Energiegeladen ging es im Anschluss auf der Szene Bühne mit „Elif“ weiter. Ihr Wissen und Können gibt die Künstlerin mittlerweile auch Coach bei „The Voice Of Germany“ weiter. Ihr Gefühle und Gedanken verpackte sie im Album „Endlich tut es wieder weh“. Wie sehr sie sich von ihren Gefühlen leiten lässt konnte man auch daran erkennen, dass spontan, und zur anfänglichen Verwirrung ihrer Band, die Setlist umgestoßen und ein anderer Song als geplant performt wurde.

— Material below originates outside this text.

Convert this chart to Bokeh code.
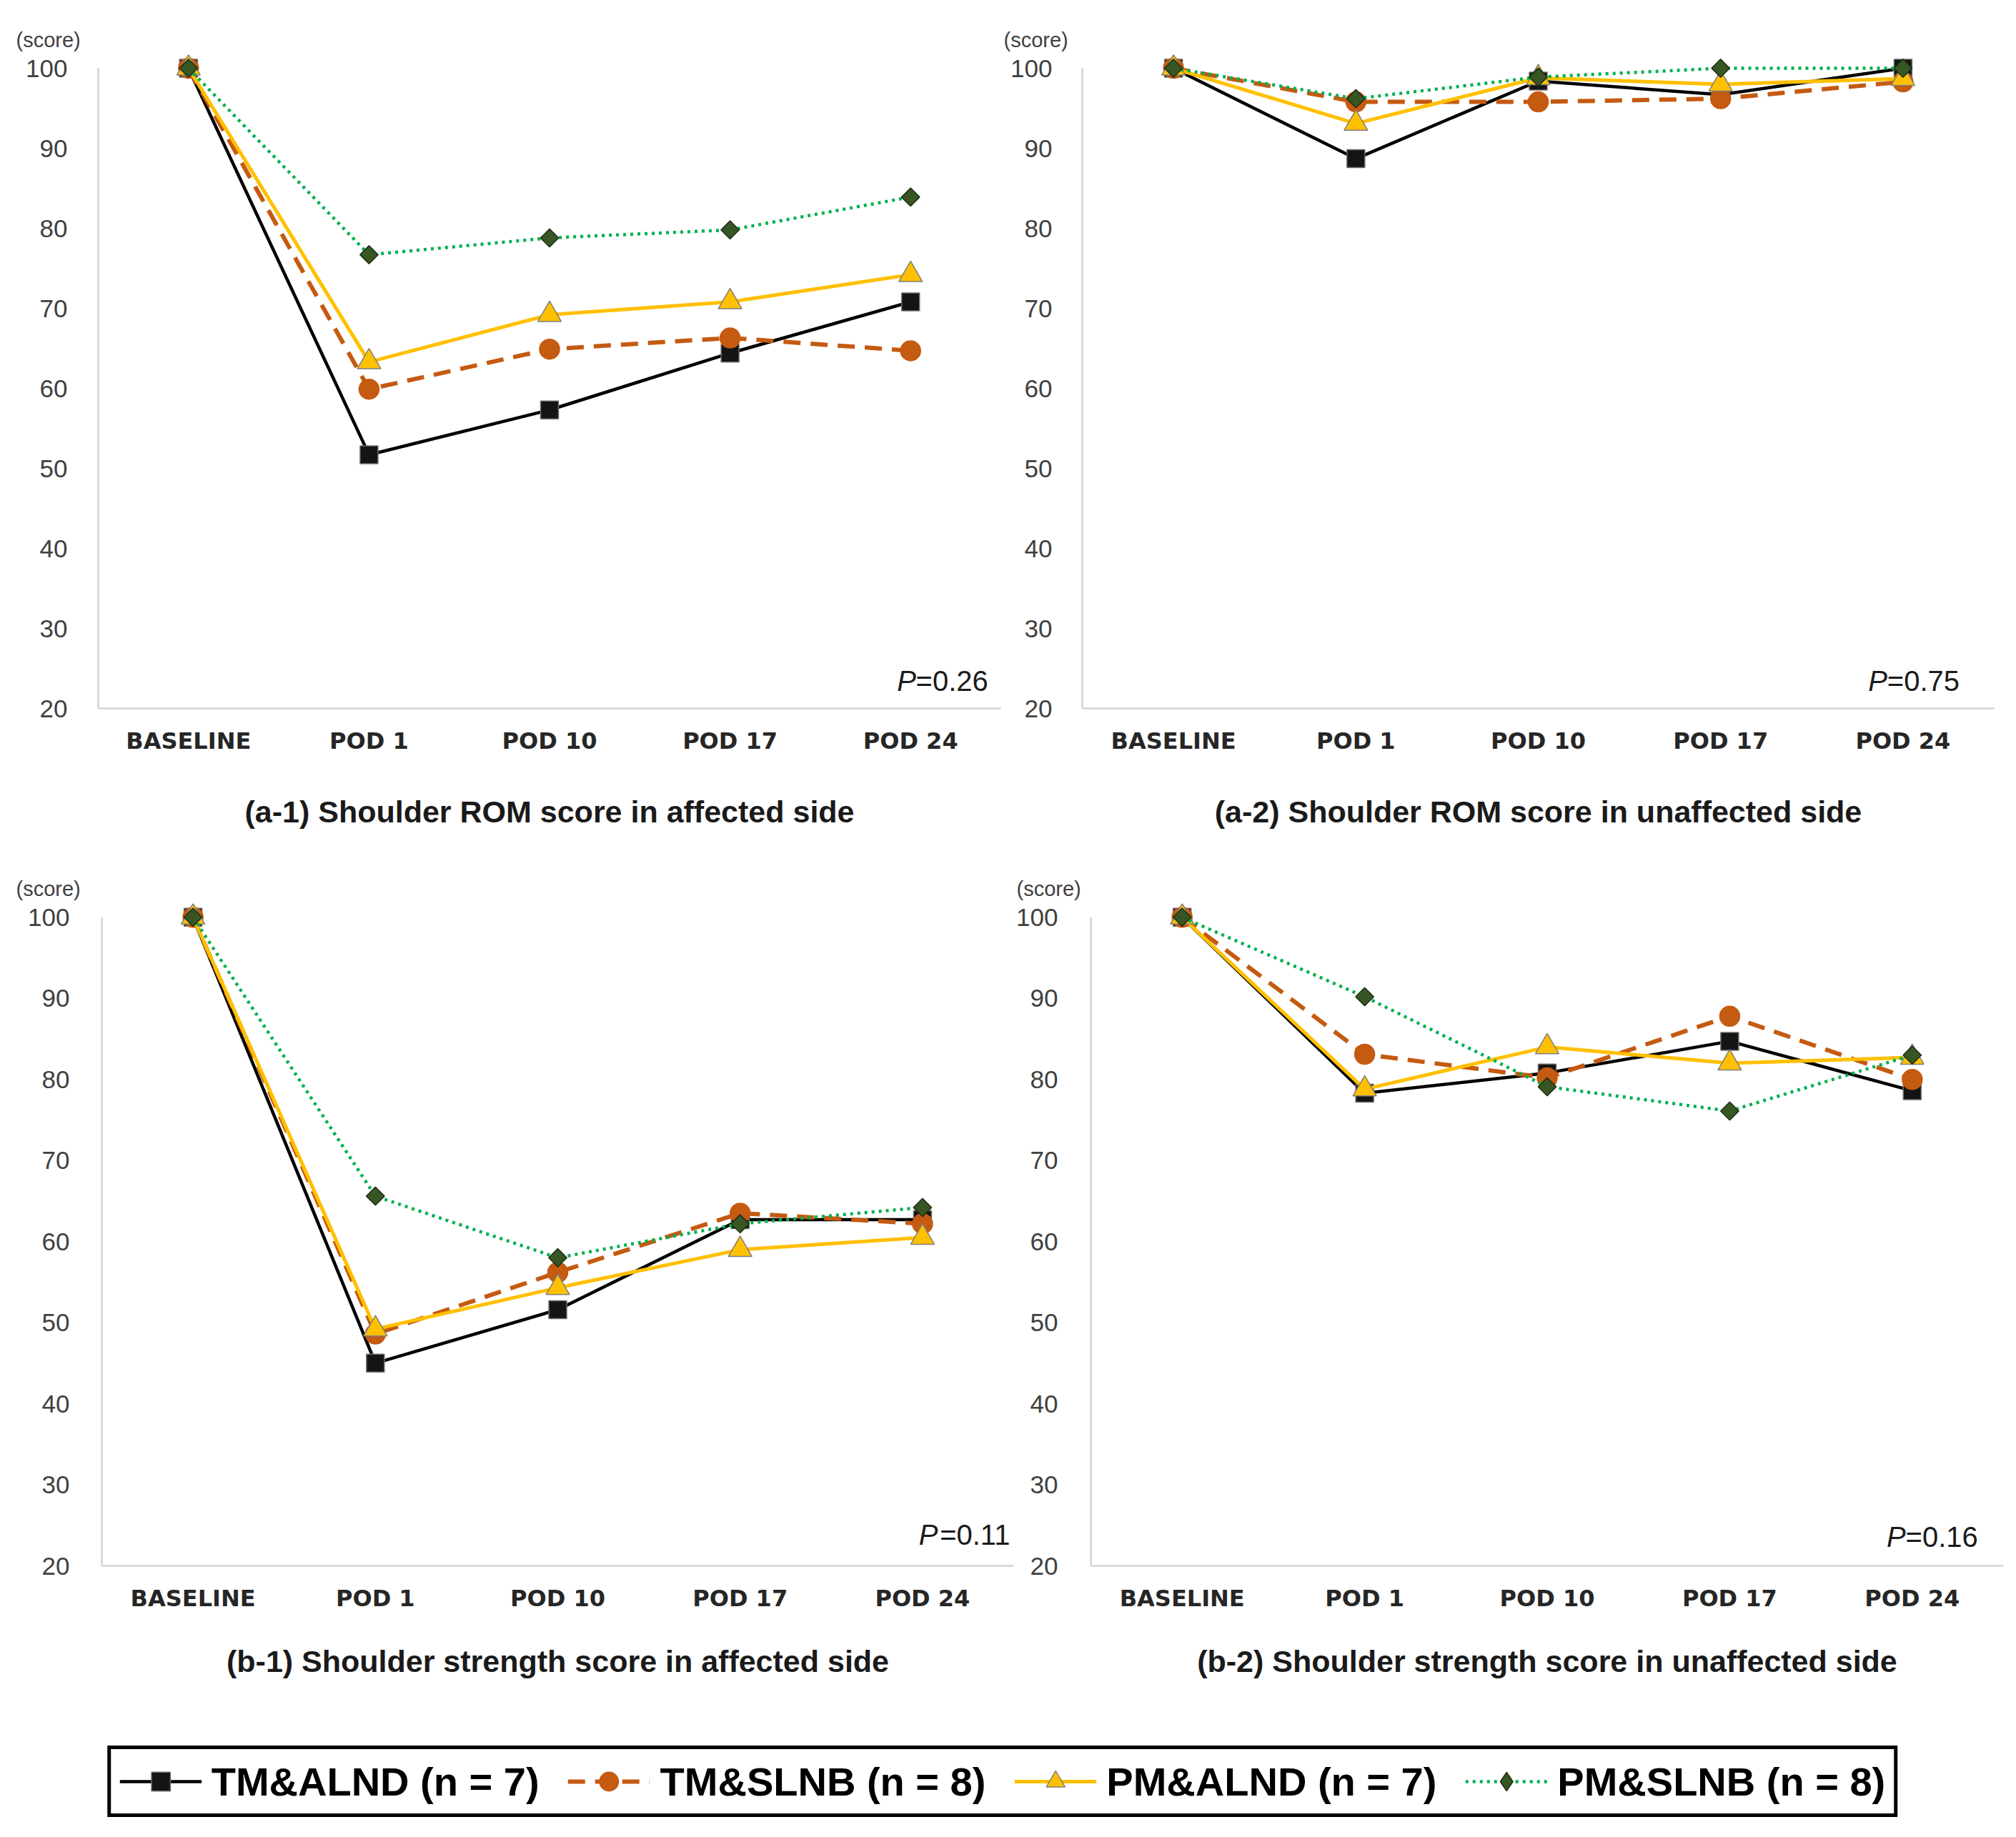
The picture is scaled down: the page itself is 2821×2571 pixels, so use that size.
import math
from bokeh.plotting import figure
from bokeh.models import Range1d, FactorRange, FixedTicker, Label, Legend, LegendItem, Title
from bokeh.layouts import column, row
from bokeh.embed import file_html
from bokeh.resources import INLINE

# ---------------- data ----------------
categories = ["BASELINE", "POD 1", "POD 10", "POD 17", "POD 24"]
series_names = ["TM&ALND (n = 7)", "TM&SLNB (n = 8)", "PM&ALND (n = 7)", "PM&SLNB (n = 8)"]
y_ticks = [20, 30, 40, 50, 60, 70, 80, 90, 100]

a1_tm_alnd = [100, 51.7, 57.3, 64.4, 70.8]
a1_tm_slnb = [100, 59.9, 64.9, 66.3, 64.7]
a1_pm_alnd = [100, 63.3, 69.2, 70.8, 74.2]
a1_pm_slnb = [100, 76.7, 78.8, 79.8, 83.9]

a2_tm_alnd = [100, 88.7, 98.4, 96.7, 100]
a2_tm_slnb = [100, 95.8, 95.8, 96.2, 98.3]
a2_pm_alnd = [100, 93.1, 98.8, 98.0, 98.7]
a2_pm_slnb = [100, 96.2, 98.9, 100, 100]

b1_tm_alnd = [100, 45.0, 51.6, 62.7, 62.7]
b1_tm_slnb = [100, 48.6, 56.2, 63.5, 62.2]
b1_pm_alnd = [100, 49.2, 54.3, 59.0, 60.5]
b1_pm_slnb = [100, 65.6, 58.0, 62.2, 64.2]

b2_tm_alnd = [100, 78.3, 80.8, 84.7, 78.6]
b2_tm_slnb = [100, 83.1, 80.2, 87.8, 80.0]
b2_pm_alnd = [100, 78.8, 84.0, 82.0, 82.7]
b2_pm_slnb = [100, 90.2, 79.1, 76.1, 83.0]

titles = ["(a-1) Shoulder ROM score in affected side",
          "(a-2) Shoulder ROM score in unaffected side",
          "(b-1) Shoulder strength score in affected side",
          "(b-2) Shoulder strength score in unaffected side"]
p_values = ["=0.26", "=0.75", "=0.11", "=0.16"]

# ---------------- styles ----------------
STY = [
    dict(color="#000000", dash="solid", lw=4.5, marker="square", lmarker="square", size=25,
         angle=0.0, fill="#141414", mline="#6F6F6F"),
    dict(color="#C55A11", dash="24 14", lw=6, marker="circle", lmarker="circle", size=28,
         angle=0.0, fill="#C55A11", mline="#C55A11"),
    dict(color="#FFC000", dash="solid", lw=5, marker="triangle", lmarker="triangle", size=33,
         angle=0.0, fill="#FFC000", mline="#7F7F7F"),
    dict(color="#00B050", dash="4 6", lw=4.5, marker="square", lmarker="diamond", size=18,
         angle=math.pi / 4, fill="#375623", mline="#1E2E13"),
]
FONT = "Liberation Sans"


def make_panel(series, title, ptxt, px, py, width, height, bl, br, bt, bb, ystand,
               score_off, title_stand):
    p = figure(width=width, height=height, x_range=FactorRange(*categories),
               y_range=Range1d(20, 101.7), toolbar_location=None, output_backend="svg",
               title_location="below", min_border_left=bl, min_border_right=br,
               min_border_top=bt, min_border_bottom=bb)
    p.outline_line_color = None
    p.grid.visible = False
    p.background_fill_color = "white"
    p.border_fill_color = "white"

    for vals, s in zip(series, STY):
        p.line(categories, vals, line_color=s["color"], line_width=s["lw"], line_dash=s["dash"])
        p.scatter(categories, vals, marker=s["marker"], size=s["size"], angle=s["angle"],
                  fill_color=s["fill"], line_color=s["mline"], line_width=1.5)

    ya = p.yaxis[0]
    ya.ticker = FixedTicker(ticks=y_ticks)
    ya.bounds = (20, 100)
    ya.axis_line_color = "#D9D9D9"
    ya.axis_line_width = 3
    ya.major_tick_line_color = None
    ya.minor_tick_line_color = None
    ya.major_tick_out = 0
    ya.major_tick_in = 0
    ya.major_label_standoff = ystand
    ya.major_label_text_font = FONT
    ya.major_label_text_font_size = "35px"
    ya.major_label_text_color = "#404040"

    xa = p.xaxis[0]
    xa.axis_line_color = "#D9D9D9"
    xa.axis_line_width = 3
    xa.major_tick_line_color = None
    xa.minor_tick_line_color = None
    xa.major_tick_out = 0
    xa.major_tick_in = 0
    xa.major_label_standoff = 26
    xa.major_label_text_font = "DejaVu Sans"
    xa.major_label_text_font_style = "bold"
    xa.major_label_text_font_size = "32px"
    xa.major_label_text_color = "#262626"

    p.title.text = title
    p.title.align = "center"
    p.title.text_font = FONT
    p.title.text_font_style = "bold"
    p.title.text_font_size = "43px"
    p.title.text_color = "#1A1A1A"
    p.title.standoff = title_stand

    p.add_layout(Title(text="(score)", align="left", offset=score_off, standoff=10,
                       text_font=FONT, text_font_style="normal", text_font_size="29px",
                       text_color="#404040"), "above")
    p.add_layout(Label(x=px, y=py, text=ptxt, text_align="right", text_baseline="middle",
                       text_font=FONT, text_font_size="40px", text_color="#1A1A1A"))
    p.add_layout(Label(x=px, y=py, x_offset=-101, text="P", text_align="right",
                       text_baseline="middle", text_font=FONT, text_font_size="40px",
                       text_font_style="italic", text_color="#1A1A1A"))
    return p


p1 = make_panel([a1_tm_alnd, a1_tm_slnb, a1_pm_alnd, a1_pm_slnb], titles[0], p_values[0], 4.93, 23.4,
                1402, 1211, 137, 2, 76, 218, 43, -115, 103)
p2 = make_panel([a2_tm_alnd, a2_tm_slnb, a2_pm_alnd, a2_pm_slnb], titles[1], p_values[1], 4.81, 23.4,
                1403, 1211, 112, 15, 76, 218, 42, -110, 103)
p3 = make_panel([b1_tm_alnd, b1_tm_slnb, b1_pm_alnd, b1_pm_slnb], titles[2], p_values[2], 4.98, 23.8,
                1418, 1179, 142, 0, 53, 199, 45, -120, 81)
p4 = make_panel([b2_tm_alnd, b2_tm_slnb, b2_pm_alnd, b2_pm_slnb], titles[3], p_values[3], 4.86, 23.6,
                1387, 1179, 108, 2, 53, 199, 46, -104, 81)

# ---------------- legend strip ----------------
lf = figure(width=2805, height=160, x_range=Range1d(0, 1), y_range=Range1d(0, 1),
            toolbar_location=None, output_backend="svg", x_axis_location=None,
            y_axis_location=None, min_border=0)
lf.outline_line_color = None
lf.grid.visible = False
nan = float("nan")
items = []
for name, s in zip(series_names, STY):
    lr = lf.line([nan, nan], [nan, nan], line_color=s["color"], line_width=s["lw"],
                 line_dash=s["dash"])
    sr = lf.scatter([nan], [nan], marker=s["lmarker"], size=s["size"],
                    fill_color=s["fill"], line_color=s["mline"], line_width=1.5)
    items.append(LegendItem(label=name, renderers=[lr, sr]))
leg = Legend(items=items, orientation="horizontal", location="top_center", margin=53,
             padding=12, spacing=40, glyph_width=115, glyph_height=66, label_standoff=14,
             label_text_font=FONT, label_text_font_style="bold", label_text_font_size="56px",
             label_text_color="#000000", border_line_color="#000000", border_line_width=5,
             border_line_alpha=1.0, background_fill_color="white", background_fill_alpha=1.0)
lf.add_layout(leg, "center")

layout = column(row(p1, p2), row(p3, p4), lf)
open("out.html", "w").write(file_html(layout, INLINE))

$oho Bani als Latenight-Headliner
Ein letztes Mal an diesem Abend gingen um Mitternacht die Lichter auf der Alter Rhein Bühne an. Mit $oho Bani gab es für das junge Publikum nochmal Rap aus Berlin auf die Ohren - und das ganz in weiß. Der Berliner hat im vergangenen Jahr mit Songs wie „Mr. Meyer“ bei der Jugend wohl den Nerv der Zeit getroffen und wurde innerhalb kürzester Zeit zu den prägendsten Stimmen der Berliner New Wave Szene. Mit Textzeilen, wie „Scheiße, dein Mädchen ist München, Dicka, meine ist Berlin“ kann man sich wohl aber auch keine Fans jenseits der 30 erhoffen.
Und weil man mit Traditionen nicht brechen soll und auch die ältere Generation noch was auf die Ohren bekommen sollte, fand der Donnerstag wie gewohnt seinen Abschluss mit Rockmusik von DJ Hirti.